Eventually, you'll want a way to do better and more robust log analysis across your systems. That's when you can look into LogStash and other similar solutions.
(original answer)
I can provide some general advice that can demonstrate specific things where the application needs to be changed. However, the stuff that really matters is going to be how it affects the users, and that requires information that I don't and shouldn't have.
Start with things that can be checked easily:
- Static analysis tools like SonarCube or FxCop can highlight fragile code constructs.
- Running the application with debug tools in your browser can show how many requests it takes to populate a screen.
- Unit tests (or lack thereof) can demonstrate the confidence you can have if you change something you won't break something else accidentally.
- Logging is a good way of leaving footprints behind so you can trace how things work.
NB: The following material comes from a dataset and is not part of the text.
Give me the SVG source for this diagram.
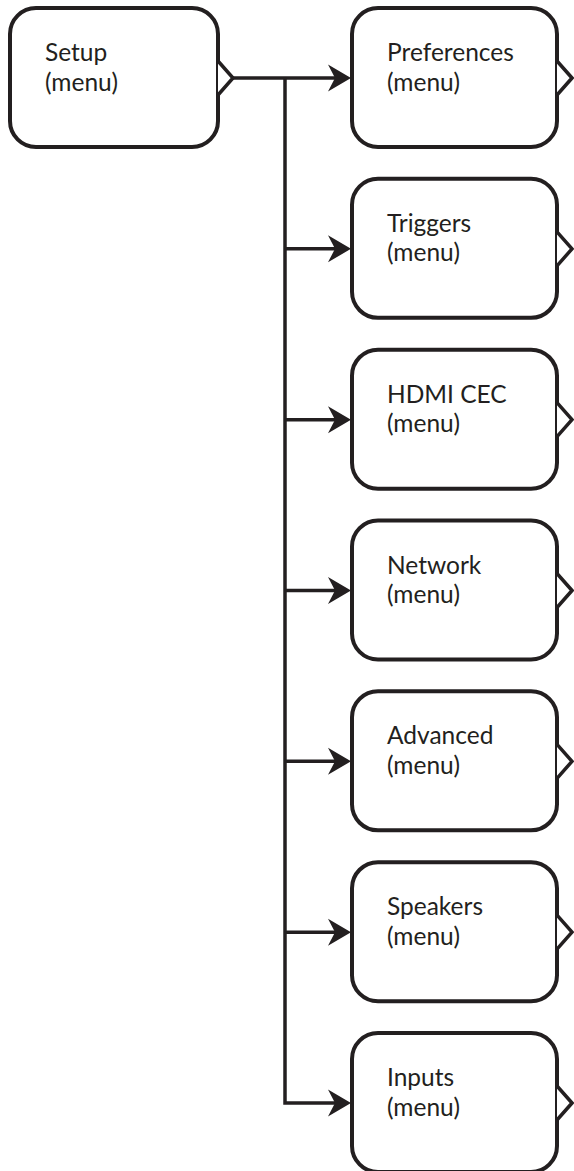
<svg xmlns="http://www.w3.org/2000/svg" width="574" height="1171" viewBox="0 0 574 1171">
<style>
.box{fill:#fff;stroke:#231f20;stroke-width:4}
.tri{fill:#fff;stroke:#231f20;stroke-width:3.5;stroke-linejoin:miter}
.ln{fill:none;stroke:#231f20;stroke-width:3.5}
.ah{fill:#231f20}
text{font-family:Lato,"Open Sans","Liberation Sans",sans-serif;font-size:24.5px;fill:#231f20}
</style>
<rect width="574" height="1171" fill="#fff"/>
<g id="connectors">
<path class="ln" d="M233,78 H336 M285,78 V1103 H336 M285,248.8 H336 M285,419.7 H336 M285,590.5 H336 M285,761.3 H336 M285,932.2 H336"/>
<path class="ah" d="M351,78 L328,64.5 L335,78 L328,91.5 Z"/>
<path class="ah" d="M351,248.8 L328,235.3 L335,248.8 L328,262.3 Z"/>
<path class="ah" d="M351,419.7 L328,406.2 L335,419.7 L328,433.2 Z"/>
<path class="ah" d="M351,590.5 L328,577 L335,590.5 L328,604 Z"/>
<path class="ah" d="M351,761.3 L328,747.8 L335,761.3 L328,774.8 Z"/>
<path class="ah" d="M351,932.2 L328,918.7 L335,932.2 L328,945.7 Z"/>
<path class="ah" d="M351,1103 L328,1089.5 L335,1103 L328,1116.5 Z"/>
</g>
<g id="setup">
<rect class="box" x="10" y="8" width="208" height="139" rx="26"/>
<path class="tri" d="M218,61 L233,78 L218,95"/>
<text x="45" y="61">Setup</text>
<text x="45" y="90.5">(menu)</text>
</g>
<g id="preferences">
<rect class="box" x="352" y="8" width="205" height="139" rx="26"/>
<path class="tri" d="M557,61 L572,78 L557,95"/>
<text x="387" y="61">Preferences</text>
<text x="387" y="90.5">(menu)</text>
</g>
<g id="triggers" transform="translate(0,170.83)">
<rect class="box" x="352" y="8" width="205" height="139" rx="26"/>
<path class="tri" d="M557,61 L572,78 L557,95"/>
<text x="387" y="61">Triggers</text>
<text x="387" y="90.5">(menu)</text>
</g>
<g id="hdmi-cec" transform="translate(0,341.67)">
<rect class="box" x="352" y="8" width="205" height="139" rx="26"/>
<path class="tri" d="M557,61 L572,78 L557,95"/>
<text x="387" y="61">HDMI CEC</text>
<text x="387" y="90.5">(menu)</text>
</g>
<g id="network" transform="translate(0,512.5)">
<rect class="box" x="352" y="8" width="205" height="139" rx="26"/>
<path class="tri" d="M557,61 L572,78 L557,95"/>
<text x="387" y="61">Network</text>
<text x="387" y="90.5">(menu)</text>
</g>
<g id="advanced" transform="translate(0,683.33)">
<rect class="box" x="352" y="8" width="205" height="139" rx="26"/>
<path class="tri" d="M557,61 L572,78 L557,95"/>
<text x="387" y="61">Advanced</text>
<text x="387" y="90.5">(menu)</text>
</g>
<g id="speakers" transform="translate(0,854.17)">
<rect class="box" x="352" y="8" width="205" height="139" rx="26"/>
<path class="tri" d="M557,61 L572,78 L557,95"/>
<text x="387" y="61">Speakers</text>
<text x="387" y="90.5">(menu)</text>
</g>
<g id="inputs" transform="translate(0,1025)">
<rect class="box" x="352" y="8" width="205" height="139" rx="26"/>
<path class="tri" d="M557,61 L572,78 L557,95"/>
<text x="387" y="61">Inputs</text>
<text x="387" y="90.5">(menu)</text>
</g>
</svg>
If you don't have unit tests, this is usually the only thing you can do to find out what the real requirements are.
It's unfortunate, but copy and paste code is common in any application that's been in use for more than a few months. Typically what happens is that there is an emergency fix, or a "really easy" way to solve a problem. Then there's schedule pressure to get it out because users are seriously affected. The empty promise to "fix it later when we have time" never gets fulfilled and since the code sort of works people forget about the problems--until there's a need to change fundamental parts of the application.
The statistics allow you to quantify in some way what you are dealing with. From those statistics you need to generate a plan of attack:
- What should your target statistics be?
- What are the biggest measured problems?
- What are the biggest cognitive problems (i.e. results of manual analysis of the code like you've done)?
- What can you live with?
- What problem are you trying to solve?
All of these questions will help you arrive at what is most important:
- What am I doing?
- When am I done?
- How am I going to get there?
You aren't going to be able to reverse years of technical debt in a month, so you have to pick the biggest impediment your application has to doing it's job--or what will soon be it's job. Keep running those data points as you fix things so you can show how you are progressing. Don't pursue perfection, just pursue better until you have attained "good enough".